Rochefort triple extra - Vol. Alcool : 8,1%
Le pitch:
Le monde trappiste est en ébullition depuis quelques mois. Alors qu'"Achel" perd son appellation trappiste, "Rochefort" étoffe sa gamme intemporelle de bières avec une triple clairement inattendue. Il a donc fallu attendre plus de 65 ans avant que les moines ne produisent une nouvelle bière (la dernière en date étant la Rochefort 8), et blonde de surcroit. En effet, leurs trois bières précédentes mieux connues sous le nom de Rochefort 6,8 et 10 étaient respectivement ambrée et brunes. Cette triple permet donc de se démarquer ostensiblement.

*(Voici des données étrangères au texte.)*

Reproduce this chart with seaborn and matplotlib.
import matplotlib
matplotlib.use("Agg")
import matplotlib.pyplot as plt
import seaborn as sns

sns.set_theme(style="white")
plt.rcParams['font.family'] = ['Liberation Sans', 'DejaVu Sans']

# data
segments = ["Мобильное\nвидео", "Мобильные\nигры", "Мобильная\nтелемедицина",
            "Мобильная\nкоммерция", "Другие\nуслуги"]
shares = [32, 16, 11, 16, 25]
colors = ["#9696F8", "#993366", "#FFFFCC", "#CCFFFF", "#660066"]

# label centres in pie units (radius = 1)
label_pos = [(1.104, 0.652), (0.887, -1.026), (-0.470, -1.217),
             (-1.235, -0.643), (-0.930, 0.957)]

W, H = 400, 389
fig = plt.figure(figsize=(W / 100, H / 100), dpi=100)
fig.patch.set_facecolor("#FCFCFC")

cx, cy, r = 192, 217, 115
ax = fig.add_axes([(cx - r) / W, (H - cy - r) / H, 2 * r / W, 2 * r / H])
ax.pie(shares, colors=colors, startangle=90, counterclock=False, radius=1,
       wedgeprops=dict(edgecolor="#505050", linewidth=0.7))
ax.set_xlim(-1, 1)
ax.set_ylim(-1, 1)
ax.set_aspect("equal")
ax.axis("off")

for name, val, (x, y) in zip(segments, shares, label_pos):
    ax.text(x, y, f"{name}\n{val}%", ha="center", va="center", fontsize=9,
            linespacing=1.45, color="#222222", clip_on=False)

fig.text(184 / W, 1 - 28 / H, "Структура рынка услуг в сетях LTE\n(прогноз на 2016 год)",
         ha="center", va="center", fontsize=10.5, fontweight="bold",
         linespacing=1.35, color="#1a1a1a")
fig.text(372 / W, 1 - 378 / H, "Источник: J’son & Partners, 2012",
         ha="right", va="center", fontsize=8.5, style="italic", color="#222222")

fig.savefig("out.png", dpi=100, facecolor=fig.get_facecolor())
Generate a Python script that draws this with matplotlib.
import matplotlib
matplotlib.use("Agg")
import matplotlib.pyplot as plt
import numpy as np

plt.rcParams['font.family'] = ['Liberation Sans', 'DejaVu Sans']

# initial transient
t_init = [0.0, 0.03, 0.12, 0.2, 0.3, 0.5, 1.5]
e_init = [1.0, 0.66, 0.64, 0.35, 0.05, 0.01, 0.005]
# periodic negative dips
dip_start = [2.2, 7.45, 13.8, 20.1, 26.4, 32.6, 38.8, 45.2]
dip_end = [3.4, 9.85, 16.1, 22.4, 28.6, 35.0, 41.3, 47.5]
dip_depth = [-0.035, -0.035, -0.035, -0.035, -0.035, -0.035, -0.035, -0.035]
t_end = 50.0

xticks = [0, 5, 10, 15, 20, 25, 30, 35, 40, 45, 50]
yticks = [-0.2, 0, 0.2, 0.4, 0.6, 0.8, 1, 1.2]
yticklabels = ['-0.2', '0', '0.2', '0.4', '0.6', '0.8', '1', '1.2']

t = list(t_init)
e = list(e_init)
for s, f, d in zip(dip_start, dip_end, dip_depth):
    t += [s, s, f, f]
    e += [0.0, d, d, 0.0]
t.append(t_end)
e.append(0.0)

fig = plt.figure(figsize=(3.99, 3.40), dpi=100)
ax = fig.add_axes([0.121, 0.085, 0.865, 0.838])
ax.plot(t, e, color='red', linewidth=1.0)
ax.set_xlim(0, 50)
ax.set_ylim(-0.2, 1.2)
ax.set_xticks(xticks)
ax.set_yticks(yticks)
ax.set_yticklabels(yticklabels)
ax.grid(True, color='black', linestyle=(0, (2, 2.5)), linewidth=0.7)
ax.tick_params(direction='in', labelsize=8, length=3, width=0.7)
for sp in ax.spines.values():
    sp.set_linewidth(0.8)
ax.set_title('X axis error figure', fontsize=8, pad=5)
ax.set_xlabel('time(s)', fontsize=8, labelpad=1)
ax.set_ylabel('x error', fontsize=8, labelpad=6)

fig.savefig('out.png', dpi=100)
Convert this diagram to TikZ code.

Autre changement, les consommateurs de Rochefort auraient pu s'attendre à voir un chiffre trôner au beau milieu de l'étiquette, rappelant ainsi l'ancienne mesure exprimé en degrés Baumés (La Rochefort 10 équivaut donc à 10°Bé). Cet indicateur qui servait à mesurer la quantité de sucre présent dans le moût avant fermentation ne fût utilisé qu'avant 1993, date à laquelle les normes imposées par l'union européenne l'ont remplacé par l'actuel degré Plato (°P). Il est donc normal de voir un logo "triple" sur fond violet siéger sur le devant de l'étiquette. La suite de l'appellation "extra" n'est finalement qu'un hommage centenaire à leur première bière "blonde extra" produite en 1920. La bière a, évidemment, été brassée dans le respect de la tradition monacale, avec une souche de levure qui leur est propre et une eau de brassage pure qui sort tout droit de la source Tridaine aux abords de la brasserie. On peut également noter une adjonction d'épices et d'écorces d'orange pour sublimer la dégustation.
La dégustation:
Dès le versement du liquide, une mousse ivoire et abondante envahit le verre. Dense et tenace, elle se ratatine légèrement en dentelles pour exhiber une robe dorée/orangée brumeuse et rayonnante. On peut apercevoir de fugaces micro-bulles près de la surface, ce qui est déjà une indication sur sa pétillance. Mis à part une base céréalière solide, l'inauguration olfactive nous mène sur des parfums d'orange, de marmelade, de mandarine et de prune verte, ce qui rend l'ensemble finalement assez doux, comme une confiserie. Le houblon est logiquement en retrait avec une subtile note fleurie et herbeuse. La progression odorante est ensuite plus levurée, avec de légers esters fruités de poire, de banane (un minimum, ouf!) ou encore d'abricot. Le départ gustatif débute amplement, mais sans lourdeur, avec un parfait dialogue entre malt et houblons. Les saveurs fleuries de miel, de pamplemousse et de zestes d'orange se démarquent pour mener vers une amertume verte et d'agrumes bien ressentie. C'est raisonnablement effervescent (par rapport à la moyenne des triples), la texture est légèrement farineuse et moelleuse avec une douceur qui se mêle à l'alcool tout en finesse. Certes, c'est sucré, mais loin d'être écœurant. Les codes de la triple classique sont bousculés avec cette "Rochefort" qui se différencie par une bonne balance des matières premières pour mettre en avant une complexité plus affirmée.